Facebook wants help translating into Inuktut

The Canadian Press
Rob Drinkwater

Facebook is asking Inuktut speakers for their help in translating the social networking site into the language of the north.
Starting today, which also is Nunavut Day, Inuktut speakers can access the Translate Facebook app, where they will be presented with words and phrases from Facebook’s interface and asked to provide an Inuktut translation.
People also can vote on the suggestions, and the results eventually will be used for an Inuktut version of Facebook that will be launched sometime next year.
Kevin Chan, head of public policy at Facebook Canada, said the idea follows a roundtable with indigenous leaders who said they wanted a Facebook interface in their own language.
“It will start presenting to you various words–basically all of the phrases and words that make up the Facebook interface–so what linguists call strings,” Chan explained.
“That would mean simple things like the ‘share’ and ‘comment’ buttons, having those read in Inuktut,” he noted.

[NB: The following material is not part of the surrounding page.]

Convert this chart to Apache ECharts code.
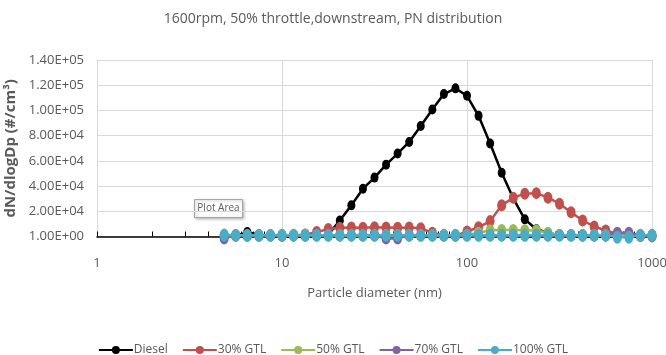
<!DOCTYPE html>
<html>
<head>
<meta charset="utf-8">
<script src="https://cdn.jsdelivr.net/npm/echarts@6/dist/echarts.min.js"></script>
<style>
  html, body { margin: 0; padding: 0; background: #fff; }
  #chart { width: 666px; height: 355px; }
</style>
</head>
<body>
<div id="chart"></div>
<script>
// Particle size bins (nm), DMS-style 16 channels per decade
const diameters = [4.87, 5.62, 6.49, 7.5, 8.66, 10, 11.55, 13.34, 15.4, 17.78,
  20.54, 23.71, 27.38, 31.62, 36.52, 42.17, 48.7, 56.23, 64.94, 74.99,
  86.6, 100, 115.48, 133.35, 153.99, 177.83, 205.35, 237.14, 273.84, 316.23,
  365.17, 421.7, 486.97, 562.34, 649.38, 749.89, 865.96, 1000];

// dN/dlogDp (#/cm3) per fuel
const diesel = [0, 500, 3500, 1500, 300, 0, 0, 0, 200, 1500,
  12700, 24700, 37900, 46700, 57000, 65800, 75000, 87700, 100800, 113000,
  117500, 111600, 95700, 73700, 50600, 30300, 13600, 5700, 3000, 800,
  300, 100, 0, 0, 0, 0, 0, 0];
const gtl30 = [500, 500, 500, 500, 500, 500, 800, 1500, 3500, 6000,
  7000, 7200, 7000, 7300, 7200, 7000, 7100, 6500, 3000, 800,
  500, 4000, 7300, 12200, 24700, 30800, 34000, 34400, 30800, 26000,
  19300, 12700, 8000, 4800, 2100, 800, 300, 0];
const gtl50 = [800, 800, 800, 800, 800, 800, 800, 800, 800, 800,
  800, 800, 800, 800, 800, 800, 800, 800, 800, 800,
  800, 1200, 3000, 5000, 5200, 5200, 5000, 4800, 3000, 1200,
  800, 800, 800, 800, 800, 800, 800, 800];
const gtl70 = [-1500, 800, 800, 800, 800, 800, 800, 800, 800, 800,
  800, 800, 800, 800, -1500, -1500, 800, 800, 800, 800,
  800, 800, 800, 800, 800, 800, 800, 800, 800, 800,
  800, 800, 800, 800, 3000, 3000, 800, 800];
const gtl100 = [1200, 1000, 1000, 1000, 1000, 1000, 1000, 1000, 1000, 1000,
  1000, 1000, 1000, 1000, 1000, 1000, 1000, 1000, 1000, 1000,
  1000, 1000, 1000, 1000, 1000, 1000, 1000, 1000, 1000, 1000,
  1000, 1000, 1000, 1000, -500, -500, 1000, 1000];

const seriesNames = ['Diesel', '30% GTL', '50% GTL', '70% GTL', '100% GTL'];
const seriesColors = ['#000000', '#C0504D', '#9BBB59', '#8064A2', '#4BACC6'];
const seriesValues = [diesel, gtl30, gtl50, gtl70, gtl100];
const markerSizes = [[8, 10], [9, 12], [9, 12], [9, 12], [9, 13]];

// log-axis minor tick positions: 1..9, 10..90, 100..900, 1000
const minorTickValues = [1, 2, 3, 4, 5, 6, 7, 8, 9, 10, 20, 30, 40, 50, 60, 70, 80, 90,
  100, 200, 300, 400, 500, 600, 700, 800, 900, 1000];

const FONT = 'Open Sans, Noto Sans, sans-serif';
const TEXT = '#595959';

function sciLabel(v) {
  if (v === 0) return '1.00E+00';
  const s = v.toExponential(2).toUpperCase(); // e.g. 2.00E+4
  return s.replace(/E([+-])(\d)$/, 'E$10$2');
}

const chart = echarts.init(document.getElementById('chart'), null, { renderer: 'canvas' });

chart.setOption({
  animation: false,
  backgroundColor: '#ffffff',
  title: {
    text: '1600rpm, 50% throttle,downstream, PN distribution',
    left: 'center',
    top: 7,
    textStyle: { color: TEXT, fontFamily: FONT, fontSize: 14, fontWeight: 'normal' }
  },
  grid: { left: 97, right: 14, top: 60, bottom: 118.5, containLabel: false, outerBoundsMode: 'none' },
  legend: {
    top: 339,
    left: 'center',
    itemWidth: 34,
    itemHeight: 10,
    itemGap: 14,
    textStyle: { color: TEXT, fontFamily: FONT, fontSize: 12, padding: [0, 0, 0, -4] },
    data: seriesNames
  },
  xAxis: [{
    type: 'log',
    logBase: 10,
    min: 1,
    max: 1000,
    name: 'Particle diameter (nm)',
    nameLocation: 'middle',
    nameGap: 50,
    nameTextStyle: { color: TEXT, fontFamily: FONT, fontSize: 13 },
    axisLine: { show: true, lineStyle: { color: '#000', width: 1.5 } },
    axisTick: { show: false },
    axisLabel: { color: TEXT, fontFamily: FONT, fontSize: 13, margin: 20,
      formatter: (v) => String(Math.round(v)) },
    splitLine: { show: true, lineStyle: { color: '#d9d9d9', width: 1 } },
    minorSplitLine: { show: false }
  }, {
    type: 'log',
    logBase: 10,
    min: 1,
    max: 1000,
    position: 'bottom',
    axisLine: { show: false },
    axisLabel: { show: false },
    splitLine: { show: false },
    axisTick: {
      show: true,
      inside: true,
      length: 5,
      customValues: minorTickValues,
      lineStyle: { color: '#000', width: 1 }
    }
  }],
  yAxis: {
    type: 'value',
    min: 0,
    max: 140000,
    interval: 20000,
    name: 'dN/dlogDp (#/cm³)',
    nameLocation: 'middle',
    nameGap: 70,
    nameTextStyle: { color: TEXT, fontFamily: FONT, fontSize: 15, fontWeight: 'bold' },
    axisLine: { show: false },
    axisTick: { show: false },
    axisLabel: { color: TEXT, fontFamily: FONT, fontSize: 13, margin: 13, formatter: sciLabel },
    splitLine: { show: true, lineStyle: { color: '#d9d9d9', width: 1 } }
  },
  series: seriesNames.map((name, i) => ({
    name: name,
    type: 'line',
    xAxisIndex: 0,
    data: diameters.map((d, k) => [d, seriesValues[i][k]]),
    symbol: 'circle',
    symbolSize: markerSizes[i],
    showAllSymbol: true,
    clip: false,
    lineStyle: { color: seriesColors[i], width: 2.5 },
    itemStyle: { color: seriesColors[i] },
    z: 2 + i
  })),
  graphic: [{
    type: 'group',
    left: 194,
    top: 199,
    z: 100,
    children: [{
      type: 'rect',
      shape: { x: 0, y: 0, width: 48, height: 18 },
      style: { fill: '#ffffff', stroke: '#a6a6a6', lineWidth: 1,
        shadowBlur: 3, shadowOffsetX: 1, shadowOffsetY: 1, shadowColor: 'rgba(0,0,0,0.3)' }
    }, {
      type: 'text',
      x: 24,
      y: 9,
      style: { text: 'Plot Area', fill: TEXT, font: '10px ' + FONT, align: 'center', verticalAlign: 'middle' }
    }]
  }]
});
</script>
</body>
</html>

“But there are also more complicated phrases that are part of the Facebook interface, as well,” Chan added.
“All of those things would be translated into Inuktut.”
Inuktut refers to all languages spoken by the Inuit, including the Inuktitut dialect spoken on Baffin Island.
Inuktut speakers on Facebook already can type posts in syllabics, a written version of the language. But Chan said one of the things Facebook heard during the roundtable was a desire for the interface for the site itself to be in Inuktut.
The interface won’t use syllabics, however. It will use Roman orthography, the alphabet used for English–a decision Chan explained was based on the recommendations from one of Facebook’s partner organizations in order to make the social networking site as accessible to as broad a group of people as possible.
Help on the project is coming from Nunavut Tunngavik Inc., which monitors the Inuit land claim, and Inuit Uqausinginnik Taiguusiliuqtiit, Nunavut’s language authority.
“Facebook’s recognition of their role in the promotion and use of Inuktut is very much welcomed, particularly in Nunavut, where it is the public majority language,” Aluki Kotierk, president at Nunavut Tunngavik Inc., said in a news release.
“This is refreshing because Inuit in Nunavut use Facebook to connect.”
Chan said Facebook use in the north is higher than the national average.
It’s partly a reason why Facebook has partnered with organizations in the north before.
Last year, for instance, it hosted the Boost Your Community summit in Iqaluit, where a five-year plan aimed at reducing the number of suicides in Nunavut was launched.